Heavy, hard, sometimes droning riffing is repeatedly interrupted by the plaintive, subtle lead guitar, scattering melodic fragments without ever coming fully to the fore. It fluctuates between presence and background, becoming in “Shadows of Despair” itself a trembling element of mourning. The keyboard fanfares, choirs, or strings—never overloaded, never simultaneous—intensify this oppressive feeling of painful loss. The vocals stay deeply growling, consistently powerful yet almost warm, as if the suffering is held in a gesture of grandeur.
The pain becomes musically tangible — an aesthetic that can be linked to Friedrich Nietzsche’s thoughts in “The Birth of Tragedy”. Nietzsche saw tragedy and music as art forms that do not beautify life but shape and elevate it in its chaos, cruelty, and transience. The Dionysian, as he called it—ego-dissolution, intoxication, ecstatic suffering—is not overcome but becomes the bearer of the beautiful. Suffering is not merely depicted; in the context of art, it becomes catharsis, a means to handle the suffering and dark side of life. Represented suffering expands the boundaries of human experience. An Tóramh creates a world where what hurts is not comforted but transformed into dignity through beauty.
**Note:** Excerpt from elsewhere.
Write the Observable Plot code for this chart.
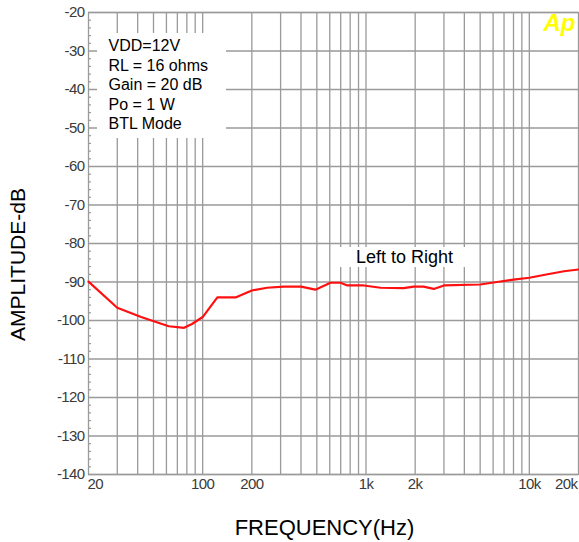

A Funeral Doom that cultivates no self-pity, no world-weariness, no hatred of the world—a music that does not flee or seek escape but shows, contemplates, and gains greatness precisely through this.
The Dionysian art also wants to convince us of the eternal joy of existence: only we should seek this joy not in appearances but behind appearances. We should recognize that everything that arises must be ready for painful downfall; we are forced to look into the horrors of individual existence—and yet we must not freeze: a metaphysical consolation momentarily rips us out of the machinery of changing forms.
Nietzsche, Friedrich: The Birth of Tragedy out of the Spirit of Music. Leipzig, 1872. §17
Not a Classic, but Strong
The track Desolation breaks away from this tradition with a clearer structure reminiscent of the epic grandeur of Candlemass and Solitude Aeternus. The lead guitar is tragic, the riffing accented, and the vocals sometimes spoken and gurgling, reflecting a desire to depict and convey a kind of emotional weathering.
Otherwise, the music remains true to funeral doom, pairing infernal doom riffs with different tragic elements and deeply mournful growling toward a feeling of cruelty in which the beauty of all the lost elements can still be discovered. If there is one criticism, it is that “Echoes of Eternal Night” does not musically stand out within the genre. It is not a renaissance album with innovative power that will give the genre new impetus and—let’s be honest—nor is it an album with such consistent and great expressive strength that it would become Album of the Year or even a genre classic. Great moments like the title track, “Desolation”, “Shadows of Despair”, and “Sea of Sorrow” are balanced by some generic ones. Consequently, “Echoes of Eternal Night” is a really good and successful album—almost consistently—of purist Funeral Foom. An album that conveys painful beauty. Undoubtedly a band I long to hear more from — a band brimming with the potential for something truly great, and one that serves as a bittersweet reminder of how much time has passed since the last Chalice of Suffering release.